Stiller and Naomi Watts play Josh and Cornelia, a happy couple living with the buried truth that both are unsatisfied with their childless marriage (they tried but the failed fertility treatments became too emotionally painful to continue). They tout the benefits of their freedom from parental responsibility but the falseness of their reasoning recalls Sally Albright's lament about crying when she sees "a family" in When Harry Met Sally. Josh, a documentarian trapped by a film he can't figure out how to assemble meets Jamie (Driver) and Darby (Amanda Seyfried) when he's teaching a college course. They confess to being fans (even though the tally of people having seen his lone completed documentary numbers fewer than several hundred) and soon the couples form an unlikely friendship. Jamie is tinkering with his own production and appears interested in obtaining Josh's help on this project as well as meeting Cornelia's father, Leslie Breitbart (Grodin), a word-renowned and respected filmmaker with whom Josh has an uneasy relationship. As events unfold, it becomes evident that Jamie may not be as honest and guileless as he initially appears to be.

In addressing the issue of how individuals and couples change with age, Baumbach does some interesting things. He contrasts the 20-something couple (Jamie and Darby) with the 40-something couple (Josh and Cordelia) but with an intriguing role-reversal.

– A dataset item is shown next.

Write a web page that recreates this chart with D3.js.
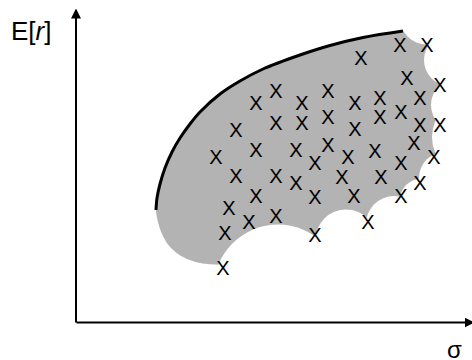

Josh and Cordelia are shown as having a strong affinity for electronic devices and new technologies (cell phones, tablets, watching Netflix on a flat screen TV) while Jamie and Darby surround themselves with old-school items: books and manual typewriters. The couples have little in common but are fascinated by each other and interested in "sampling." It's the "grass is always greener" syndrome. Baumbach is 45 (roughly the same age as Josh) so he writes from personal experience. He knows what these characters are feeling which is the reason why the human elements resonate with authenticity - a quality that fades when While We're Young wanders off on the tangent about what constitutes a legitimate documentary.

Stiller, who proved himself to be a good fit for Baumbach in Greenberg, is a solid, reliable presence. His chemistry with Naomi Watts is strong. It's not hard to accept that Josh and Cordelia are a couple whose marriage is stronger because of the shared difficulties they have endured. Neither Adam Driver nor Amanda Seyfried leaves much of an impression, perhaps because their characters exist more to provoke reactions from Josh and Cordelia than as well-developed individuals in their own right. Meanwhile, it's a pleasure to once again see Charles Grodin in a substantive role even though Leslie is a large part of what doesn't work. (With the exception of a few small, forgettable roles and TV appearances, Grodin hasn't acted since the early 1990s.)

When it comes to the modern-day American independent movie scene, Baumbach offers one of the stronger voices. His movies often divide opinion among critics and viewers (some seeing him as pretentious while others find him to be refreshingly non-commercial) but While We're Young is arguably his most mainstream effort in a decade. The movie's pitfalls, however, prevent it from fully realizing its pregnant themes. While We're Young may provide the fusion of two disparate narrative packages but the glass is only half-full.